Mr. Robertson said he would discuss this matter with the Secretary.
Dr. Yeh said he would agree then and there to the latest revised text of the exchange of notes, with the understanding which he had just stated. He felt that the exchange of notes could not be interpreted to interfere with the Chinese Government port closure policy. The Chinese Government must retain the right to attack Communist shipping when in its judgment such attacks were required. Communist shipping companies sometimes misused British flag vessels, but the Chinese Government used great moderation where British shipping was involved. He said the U.S. Government did not need to worry over the interception policy of the Chinese Government. The tacit understanding between our two governments has worked well up to now and he hoped it would not be changed.
Ambassador Koo said that Dr. Yeh meant to imply that the Chinese would not stop every unfriendly ship near Formosa waters headed for a Chinese Communist port. The Chinese Government would make its own appraisal in each case.

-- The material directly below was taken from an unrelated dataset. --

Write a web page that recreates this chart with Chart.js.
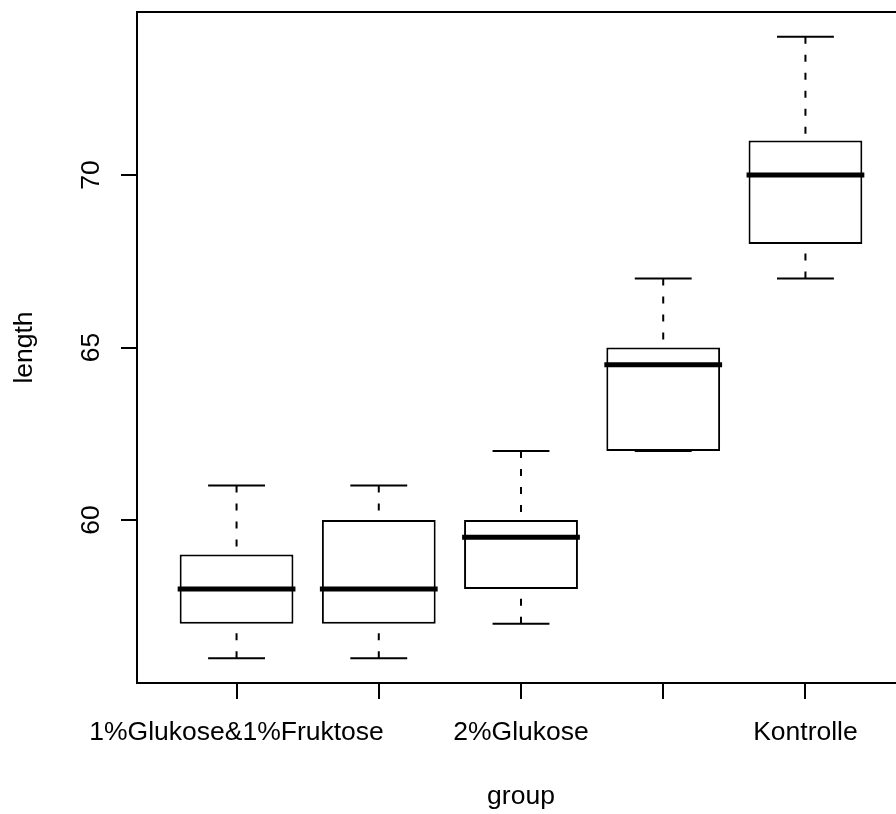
<!DOCTYPE html>
<html>
<head>
<meta charset="utf-8">
<script src="https://cdn.jsdelivr.net/npm/chart.js@4.4.1/dist/chart.umd.min.js"></script>
<style>
  html, body { margin: 0; padding: 0; background: #fff; overflow: hidden; }
  canvas { display: block; }
</style>
</head>
<body>
<canvas id="chart" width="920" height="814"></canvas>
<script>
// boxplot of length by group (R style)
const groups = ["1%Glukose&1%Fruktose", "2%Fruktose", "2%Glukose", "2%Saccharose", "Kontrolle"];
// R drops the labels that would overlap
const groupLabels = ["1%Glukose&1%Fruktose", "", "2%Glukose", "", "Kontrolle"];
const whiskerLow  = [56, 56, 57, 62, 67];
const q1          = [57, 57, 58, 62, 68];
const median      = [58, 58, 59.5, 64.5, 70];
const q3          = [59, 60, 60, 65, 71];
const whiskerHigh = [61, 61, 62, 67, 74];
const yTicks = [60, 65, 70];
const xRange = [0.3, 5.7];
const yRange = [55.28, 74.72];

const FONT = { family: "'Liberation Sans', Arial, sans-serif", size: 26.5 };

// frame, whiskers, medians and the rotated y labels
const boxExtras = {
  id: "boxExtras",
  afterDatasetsDraw(chart) {
    const { ctx, chartArea: a, scales: { x, y } } = chart;
    ctx.save();
    ctx.strokeStyle = "#000";
    ctx.lineWidth = 2;
    groups.forEach((g, i) => {
      const cx = x.getPixelForValue(i + 1);
      const capL = x.getPixelForValue(i + 1 - 0.2);
      const capR = x.getPixelForValue(i + 1 + 0.2);
      // dashed whiskers, from the cap to the box
      ctx.setLineDash([7, 11]);
      [[whiskerLow[i], q1[i]], [whiskerHigh[i], q3[i]]].forEach(([from, to]) => {
        ctx.beginPath();
        ctx.moveTo(cx, y.getPixelForValue(from));
        ctx.lineTo(cx, y.getPixelForValue(to));
        ctx.stroke();
      });
      ctx.setLineDash([]);
      [whiskerLow[i], whiskerHigh[i]].forEach(v => {
        ctx.beginPath();
        ctx.moveTo(capL, y.getPixelForValue(v));
        ctx.lineTo(capR, y.getPixelForValue(v));
        ctx.stroke();
      });
      // median
      ctx.lineWidth = 5;
      ctx.beginPath();
      ctx.moveTo(x.getPixelForValue(i + 1 - 0.4) - 2, y.getPixelForValue(median[i]));
      ctx.lineTo(x.getPixelForValue(i + 1 + 0.4) + 2, y.getPixelForValue(median[i]));
      ctx.stroke();
      ctx.lineWidth = 2;
    });
    // plot frame
    ctx.strokeRect(a.left, a.top, a.right - a.left, a.bottom - a.top);
    // y tick labels, parallel to the axis
    ctx.fillStyle = "#000";
    ctx.font = FONT.size + "px " + FONT.family;
    ctx.textAlign = "center";
    ctx.textBaseline = "alphabetic";
    yTicks.forEach(t => {
      ctx.save();
      ctx.translate(a.left - 38, y.getPixelForValue(t));
      ctx.rotate(-Math.PI / 2);
      ctx.fillText(String(t), 0, 0);
      ctx.restore();
    });
    ctx.restore();
  }
};

new Chart(document.getElementById("chart"), {
  type: "bar",
  data: {
    datasets: [{
      data: groups.map((g, i) => ({ x: i + 1, y: [q1[i], q3[i]] })),
      backgroundColor: "#fff",
      borderColor: "#000",
      borderWidth: 2,
      borderSkipped: false,
      barPercentage: 0.8,
      categoryPercentage: 1.0
    }]
  },
  options: {
    responsive: false,
    animation: false,
    layout: { padding: { left: 0, top: 12, right: 15, bottom: 0 } },
    plugins: { legend: { display: false }, tooltip: { enabled: false } },
    scales: {
      x: {
        type: "linear",
        offset: false,
        min: xRange[0],
        max: xRange[1],
        afterBuildTicks: s => { s.ticks = groups.map((g, i) => ({ value: i + 1 })); },
        afterFit: s => { s.height = 131; },
        grid: { offset: false, drawOnChartArea: false, drawTicks: true, tickLength: 16, color: "#000", lineWidth: 2 },
        border: { display: false },
        ticks: {
          autoSkip: false, maxRotation: 0, minRotation: 0,
          padding: 18, color: "#000", font: FONT,
          callback: v => groupLabels[v - 1] || ""
        },
        title: { display: true, text: "group", color: "#000", font: FONT, padding: { top: 0, bottom: 1 } }
      },
      y: {
        min: yRange[0],
        max: yRange[1],
        afterBuildTicks: s => { s.ticks = yTicks.map(v => ({ value: v })); },
        afterFit: s => { s.width = 137; },
        grid: { drawOnChartArea: false, drawTicks: true, tickLength: 16, color: "#000", lineWidth: 2 },
        border: { display: false },
        ticks: { display: false },
        title: { display: true, text: "length", color: "#000", font: FONT, padding: { top: 9, bottom: 0 } }
      }
    }
  },
  plugins: [boxExtras]
});
</script>
</body>
</html>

Mr. Robertson said the question gave him some concern. The interceptions might lead to Communist retaliation.
Dr. Yeh said the policy which the Chinese Government intended to apply would not entail any serious risk of retaliation.
Mr. Robertson did not agree. He thought the Chinese Communists would not stand supinely by if the Chinese Government made war on their shipping.
Dr. Yeh said the Communists are sending thousands of tons of strategic supplies by water to Communist China. As a result of the Chinese Government efforts, a large percentage of Communist traffic has been rerouted so as to keep out of range of Chinese Nationalist destroyers. The Chinese Navy is unable to touch those ships which do not come close to the Formosa area. But what goes into [Page 911] the Amoy area is used almost immediately against the Chinese forces, and it must be stopped.
Ambassador Koo said it was a matter of self-defense.